La historiografía sobre el siglo veinte es extensísima. No tiene, sin embargo, el temple psicológico, la exploración del yo que se transforma con la guerra que uno encuentra en «Radiaciones», una serie de dietarios escritos por el escritor alemán Ernst Jünger durante la Segunda Guerra Mundial.

Jünger, un prusiano de Hannover, famoso por su obra belicista, basada en sus experiencias (y múltiples heridas) en las trincheras de la guerra del 14, comienza el dietario en la primavera de 1939, en la ciudad de Kirchhorst. Los primeros meses del dietario reflejan el prusianismo, lacerad0 por la derrota de 1918, construido sobre la fidelidad a la patria y el orden jerárquico del mundo tradicional, y la voluntad de recuperarlo, si hace falta, por las armas. Usando una prosa sutil, que se mueve entre el miniaturismo bellamente tallado y un pensamiento amplio, casi abstracto, aparecen descripciones de flores e insectos, sueños tan perfectamente reconstruidos que parecen inventados, rodeados por bosques enfangados, recortados sobre una luz gris y un sol turbio. La guerra, que tiene que vengar las humillaciones pasadas, es inminente. Todo toma un relieve tenso e inhumano. El hombre se pasea por aquel entorno sin cuestionar nunca su posición superior, su imperio natural sobre las cosas. Los animales pueden padecerlo, pero su sufrimiento no provoca ninguna simpatía o reproche. La pala del jardinero tronza con toda limpieza los gusanos de tierra mientras ellos se retuercen con un gesto eléctrico, vacío de trascendencia.

Cuando la guerra estalla, Jünger hace de capitán en el frente. Las marchas iniciales de las tropas y los alojamientos en diferentes pueblos toman el tono romántico de los movimientos de los ejércitos napoleónicos. Las primeras escaramuzas, en la frontera del Rhin con Francia, son descritas con la frialdad propia del gentleman que mata enemigos y no personas. Después, sin embargo, la entrada en Francia, con la visión nemirovskiana de pueblos semidestruidos, millones de civiles huyendo por las carreteras, despojos de tanques y automóviles, agrieta temporalmente la autosuficiència pagana de Jünger.

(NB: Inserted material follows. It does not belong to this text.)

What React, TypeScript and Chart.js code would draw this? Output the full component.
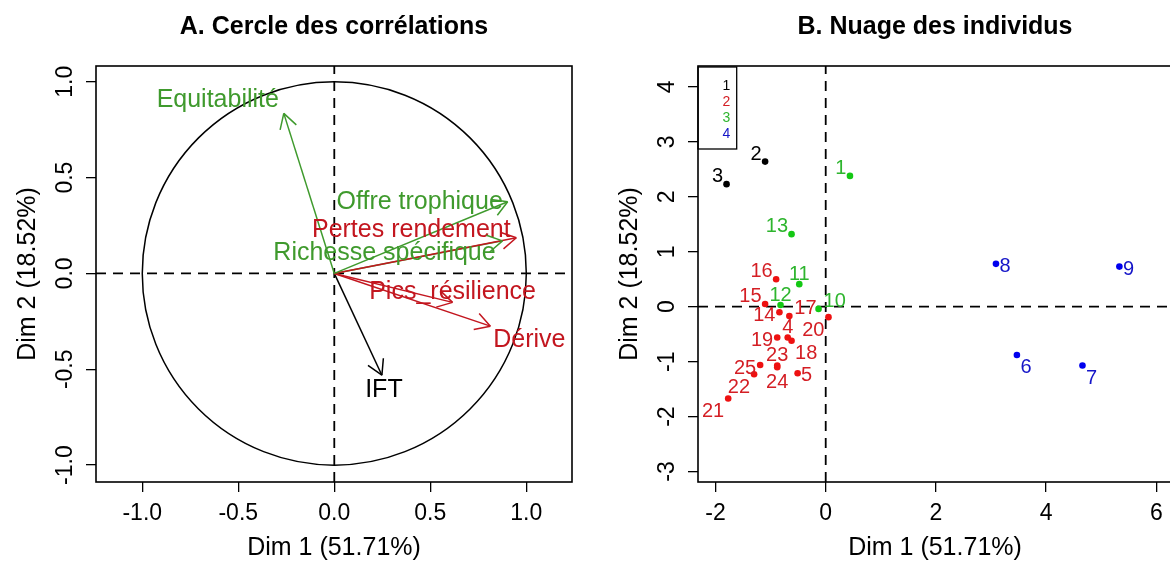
import React, { useEffect, useRef } from 'react';
import { Chart, registerables } from 'chart.js';
Chart.register(...registerables);

const FONT = "'Liberation Sans', Arial, Helvetica, sans-serif";

// ---------- Panel A : correlation circle ----------
const TITLE_A = 'A. Cercle des corrélations';
const VAR_NAMES = ['Equitabilité', 'Offre trophique', 'Pertes rendement', 'Richesse spécifique', 'Pics_résilience', 'Dérive', 'IFT'];
const VAR_DIM1 = [-0.263, 0.903, 0.948, 0.876, 0.616, 0.813, 0.248];
const VAR_DIM2 = [0.835, 0.374, 0.186, 0.170, -0.151, -0.275, -0.531];
const A_X_TICKS = [-1, -0.5, 0, 0.5, 1];
const A_Y_TICKS = [-1, -0.5, 0, 0.5, 1];

// ---------- Panel B : individuals ----------
const TITLE_B = 'B. Nuage des individus';
const IND_NAMES = ['1', '2', '3', '4', '5', '6', '7', '8', '9', '10', '11', '12', '13', '14', '15', '16', '17', '18', '19', '20', '21', '22', '23', '24', '25'];
const IND_DIM1 = [0.44, -1.10, -1.80, -0.69, -0.51, 3.47, 4.66, 3.09, 5.33, -0.13, -0.48, -0.82, -0.62, -0.84, -1.10, -0.90, -0.66, -0.62, -0.88, 0.05, -1.77, -1.30, -0.88, -0.88, -1.19];
const IND_DIM2 = [2.38, 2.64, 2.23, -0.56, -1.21, -0.88, -1.07, 0.78, 0.73, -0.04, 0.41, 0.03, 1.32, -0.10, 0.05, 0.50, -0.17, -0.62, -0.56, -0.19, -1.67, -1.23, -1.07, -1.10, -1.06];
const IND_CLUSTER = [3, 1, 1, 2, 2, 4, 4, 4, 4, 3, 3, 3, 3, 2, 2, 2, 2, 2, 2, 2, 2, 2, 2, 2, 2];
const CLUSTER_NAMES = ['1', '2', '3', '4'];
const B_X_TICKS = [-2, 0, 2, 4, 6];
const B_Y_TICKS = [-3, -2, -1, 0, 1, 2, 3, 4];

const AXIS_X_TITLE = 'Dim 1 (51.71%)';
const AXIS_Y_TITLE = 'Dim 2 (18.52%)';

// ---------- styles ----------
const GREEN_A = '#3f9a2d';
const RED_A = '#c3161f';
const VAR_COLORS = [GREEN_A, GREEN_A, RED_A, GREEN_A, RED_A, RED_A, '#000000'];
const VAR_LABEL_OFFSETS = [[-66, -15], [-88, -2], [-105, -10], [-118, 10], [0, -12], [39, 12], [2, 12.5]];
const CLUSTER_POINT_COLORS = ['#000000', '#ee1111', '#14c814', '#0000ee'];
const CLUSTER_TEXT_COLORS = ['#000000', '#d41e24', '#2eb52e', '#1414c8'];
const IND_LABEL_POS = ['ul', 'ul', 'ul', 'u', 'r', 'lr', 'lr', 'r', 'r', 'ur', 'u', 'u', 'ul', 'l', 'ul', 'ul', 'ur', 'lr', 'l', 'll', 'll', 'll', 'u', 'd', 'l'];

function scaleOpts(axis: 'x' | 'y', min: number, max: number, tickVals: number[], fmt: (v: number) => string, fitSize: number, titlePad: number) {
  return {
    type: 'linear',
    position: axis === 'x' ? 'bottom' : 'left',
    min,
    max,
    afterBuildTicks: (s: any) => { s.ticks = tickVals.map((v) => ({ value: v })); },
    afterFit: (s: any) => { if (axis === 'x') s.height = fitSize; else s.width = fitSize; },
    grid: { display: true, drawOnChartArea: false, drawTicks: true, tickLength: 10, color: '#000', lineWidth: 1.3 },
    border: { display: false },
    ticks: {
      display: axis === 'x',
      color: '#000',
      font: { family: FONT, size: 23 },
      padding: 8,
      maxRotation: 0,
      minRotation: 0,
      autoSkip: false,
      callback: (v: any) => fmt(Number(v)),
    },
    title: {
      display: true,
      text: axis === 'x' ? AXIS_X_TITLE : AXIS_Y_TITLE,
      color: '#000',
      font: { family: FONT, size: 25, lineHeight: 1.2 },
      padding: axis === 'x' ? { top: 0, bottom: 0 } : { top: titlePad, bottom: 0 },
    },
  };
}

function drawFrame(chart: any) {
  const { ctx, chartArea: a } = chart;
  ctx.save();
  ctx.strokeStyle = '#000';
  ctx.lineWidth = 1.6;
  ctx.strokeRect(a.left, a.top, a.right - a.left, a.bottom - a.top);
  ctx.restore();
}

function drawYTickLabels(chart: any) {
  const { ctx, chartArea: a } = chart;
  const ys = chart.scales.y;
  ctx.save();
  ctx.font = `23px ${FONT}`;
  ctx.fillStyle = '#000';
  ctx.textAlign = 'center';
  ctx.textBaseline = 'middle';
  ys.ticks.forEach((t: any) => {
    const py = ys.getPixelForValue(t.value);
    ctx.save();
    ctx.translate(a.left - 30, py);
    ctx.rotate(-Math.PI / 2);
    ctx.fillText(String(t.label), 0, 0);
    ctx.restore();
  });
  ctx.restore();
}

function drawZeroLines(chart: any) {
  const { ctx, chartArea: a } = chart;
  const x0 = chart.scales.x.getPixelForValue(0);
  const y0 = chart.scales.y.getPixelForValue(0);
  ctx.save();
  ctx.strokeStyle = '#000';
  ctx.lineWidth = 1.8;
  ctx.setLineDash([10, 7]);
  ctx.beginPath();
  ctx.moveTo(a.left, y0);
  ctx.lineTo(a.right, y0);
  ctx.moveTo(x0, a.bottom);
  ctx.lineTo(x0, a.top);
  ctx.stroke();
  ctx.restore();
}

const circlePlugin = {
  id: 'circleA',
  beforeDatasetsDraw(chart: any) {
    const { ctx } = chart;
    const xs = chart.scales.x;
    const ys = chart.scales.y;
    const cx = xs.getPixelForValue(0);
    const cy = ys.getPixelForValue(0);
    const rx = xs.getPixelForValue(1) - cx;
    const ry = cy - ys.getPixelForValue(1);
    ctx.save();
    ctx.strokeStyle = '#000';
    ctx.lineWidth = 1.5;
    ctx.beginPath();
    ctx.ellipse(cx, cy, rx, ry, 0, 0, Math.PI * 2);
    ctx.stroke();
    ctx.restore();
    drawZeroLines(chart);
  },
  afterDatasetsDraw(chart: any) {
    const { ctx } = chart;
    ctx.save();
    chart.data.datasets.forEach((ds: any, i: number) => {
      const meta = chart.getDatasetMeta(i);
      const o = meta.data[0];
      const t = meta.data[1];
      const ang = Math.atan2(t.y - o.y, t.x - o.x);
      const L = 17;
      ctx.strokeStyle = VAR_COLORS[i];
      ctx.lineWidth = 1.5;
      ctx.beginPath();
      [-1, 1].forEach((s) => {
        const aa = ang + Math.PI + (s * Math.PI) / 6;
        ctx.moveTo(t.x, t.y);
        ctx.lineTo(t.x + L * Math.cos(aa), t.y + L * Math.sin(aa));
      });
      ctx.stroke();
      const fs = 25;
      ctx.font = `${fs}px ${FONT}`;
      ctx.fillStyle = VAR_COLORS[i];
      ctx.textAlign = 'center';
      ctx.textBaseline = 'alphabetic';
      const [dx, dy] = VAR_LABEL_OFFSETS[i];
      ctx.fillText(VAR_NAMES[i], t.x + dx, t.y + dy + 0.358 * fs);
    });
    ctx.restore();
    drawFrame(chart);
  },
  afterDraw(chart: any) {
    drawYTickLabels(chart);
  },
};

function placeLabel(ctx: CanvasRenderingContext2D, text: string, px: number, py: number, pos: string, fs: number) {
  const h = 0.716 * fs;
  let align: CanvasTextAlign = 'center';
  let x = px;
  let cy = py;
  switch (pos) {
    case 'ul': align = 'right'; x = px - 3.5; cy = py - 2 - h / 2; break;
    case 'u': x = px; cy = py - 4 - h / 2; break;
    case 'ur': align = 'left'; x = px + 5; cy = py - 2 - h / 2; break;
    case 'r': align = 'left'; x = px + 3.5; cy = py + 1; break;
    case 'l': align = 'right'; x = px - 4; cy = py + 1.5; break;
    case 'lr': align = 'left'; x = px + 3.5; cy = py + 4 + h / 2; break;
    case 'll': align = 'right'; x = px - 4; cy = py + 4.5 + h / 2; break;
    case 'd': x = px; cy = py + 7 + h / 2; break;
  }
  ctx.textAlign = align;
  ctx.textBaseline = 'alphabetic';
  ctx.fillText(text, x, cy + h / 2);
}

const indPlugin = {
  id: 'indB',
  beforeDatasetsDraw(chart: any) {
    drawZeroLines(chart);
  },
  afterDatasetsDraw(chart: any) {
    const { ctx, chartArea: a } = chart;
    ctx.save();
    const fs = 20;
    ctx.font = `${fs}px ${FONT}`;
    chart.data.datasets.forEach((ds: any, c: number) => {
      const meta = chart.getDatasetMeta(c);
      ctx.fillStyle = CLUSTER_TEXT_COLORS[c];
      ds.data.forEach((d: any, j: number) => {
        const el = meta.data[j];
        placeLabel(ctx, IND_NAMES[d.i], el.x, el.y, IND_LABEL_POS[d.i], fs);
      });
    });
    // legend box
    ctx.strokeStyle = '#000';
    ctx.lineWidth = 1.3;
    ctx.strokeRect(a.left, a.top + 1, 38.7, 82);
    ctx.font = `14px ${FONT}`;
    ctx.textAlign = 'center';
    ctx.textBaseline = 'alphabetic';
    CLUSTER_NAMES.forEach((n, k) => {
      ctx.fillStyle = CLUSTER_TEXT_COLORS[k];
      ctx.fillText(n, a.left + 28.5, a.top + 19 + k * 16.1 + 5);
    });
    ctx.restore();
    drawFrame(chart);
  },
  afterDraw(chart: any) {
    drawYTickLabels(chart);
  },
};

export default function App() {
  const refA = useRef<HTMLCanvasElement>(null);
  const refB = useRef<HTMLCanvasElement>(null);

  useEffect(() => {
    const common = {
      animation: false,
      responsive: false,
      events: [],
    };
    const titleOpts = (text: string) => ({
      display: true,
      text,
      fullSize: false,
      color: '#000',
      font: { family: FONT, size: 25, weight: 'bold', lineHeight: 1.2 },
      padding: { top: 12, bottom: 24 },
    });

    const chartA = new Chart(refA.current as HTMLCanvasElement, {
      type: 'scatter',
      data: {
        datasets: VAR_NAMES.map((n, i) => ({
          label: n,
          data: [{ x: 0, y: 0 }, { x: VAR_DIM1[i], y: VAR_DIM2[i] }],
          showLine: true,
          borderColor: VAR_COLORS[i],
          borderWidth: 1.5,
          pointRadius: 0,
          fill: false,
        })),
      },
      options: {
        ...common,
        layout: { padding: { left: 0, right: 13, top: 0, bottom: 0 } },
        scales: {
          x: scaleOpts('x', -1.241, 1.238, A_X_TICKS, (v) => v.toFixed(1), 81, 0),
          y: scaleOpts('y', -1.088, 1.082, A_Y_TICKS, (v) => v.toFixed(1), 96, 13),
        },
        plugins: {
          legend: { display: false },
          tooltip: { enabled: false },
          title: titleOpts(TITLE_A),
        },
      } as any,
      plugins: [circlePlugin],
    } as any);

    const chartB = new Chart(refB.current as HTMLCanvasElement, {
      type: 'scatter',
      data: {
        datasets: CLUSTER_NAMES.map((name, c) => ({
          label: name,
          data: IND_NAMES.map((n, i) => ({ x: IND_DIM1[i], y: IND_DIM2[i], i }))
            .filter((d) => IND_CLUSTER[d.i] === c + 1),
          pointRadius: 3.3,
          pointBackgroundColor: CLUSTER_POINT_COLORS[c],
          pointBorderWidth: 0,
          showLine: false,
        })),
      },
      options: {
        ...common,
        layout: { padding: { left: 0, right: 13, top: 0, bottom: 0 } },
        scales: {
          x: scaleOpts('x', -2.318, 6.285, B_X_TICKS, (v) => String(v), 81, 0),
          y: scaleOpts('y', -3.19, 4.38, B_Y_TICKS, (v) => String(v), 113, 30),
        },
        plugins: {
          legend: { display: false },
          tooltip: { enabled: false },
          title: titleOpts(TITLE_B),
        },
      } as any,
      plugins: [indPlugin],
    } as any);

    return () => {
      chartA.destroy();
      chartB.destroy();
    };
  }, []);

  return (
    <div style={{ position: 'absolute', left: 0, top: 0, width: 1170, height: 563, overflow: 'hidden', background: '#fff' }}>
      <canvas ref={refA} width={585} height={563} style={{ position: 'absolute', left: 0, top: 0 }} />
      <canvas ref={refB} width={600} height={563} style={{ position: 'absolute', left: 585, top: 0 }} />
    </div>
  );
}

La reputación nacionalista de Jünger y sus flirteos con el primer nazismo le valen un destino cómodo en el mando militar central en París. La ciudad, casi toda ella colaboracionista, cura a Jünger de la experiencia de la guerra total. Las calles tienen el resplandor de los adoquines mojados. La alta cultura está hecha de filósofos feos y existencialistas, brioches y burgueses pulidísimos. Jünger deambula por la ciudad de ciudades, enternecido por incunables y cuadros acabados de pintar, convertido en turista de alto estànding, como los bárbaros lo debían de hacer en la Roma caída mil quinientos años antes.

Un catalán puede leer entre líneas lo que Jünger, infantilmente enamorado de París, no parece percibir y lo que la mitología gala de la posguerra ha escondido. La Francia ocupada tiene el regusto de la Cataluña de los últimos trescientos años. Poetas, empresarios y todo tipo de prohombres aceptan convivir con los nuevos amos sin hacer o hacerse muchas preguntas. Ninguna otra cosa no sería posible porque, al fin y al cabo, un país sin Estado no es más que haces de hombres atomizados, obligados a sobrevivir utilizando todo tipo de estrategias individuales.

Con los americanos en las puertas de París, el escritor huye en agosto de 1944 y se refugia en Kirchhorst hasta la derrota y ocupación. Jünger protesta ante el bombardeo sistemático aliado y, en un intento que, ante los crímenes alemanes, es absurdo, niega toda diferencia moral entre los bandos combatientes. En la derrota Alemania roza la anarquía. Jünger medita con la Biblia en la mano. Es ahora, por obra de este cataclismo final, cuando se produce el giro psicológico que civiliza las fuerzas que habían resistido la transición final de Europa hacia una sociedad liberal y abierta.

Miro la España actual. Me parece que la derecha hispánica, que nunca recibió el golpe de gracia civilizador de manos de las fuerzas aliadas, no ha hecho todavía este cambio mental que todo Jünger transpira, y que, por lo mismo, continúa inmersa en un mundo ya pasado. (¿Y la izquierda? Probablemente tampoco, porque la izquierda es, en cada país, el reflejo, el negativo de las derechas nacionales.)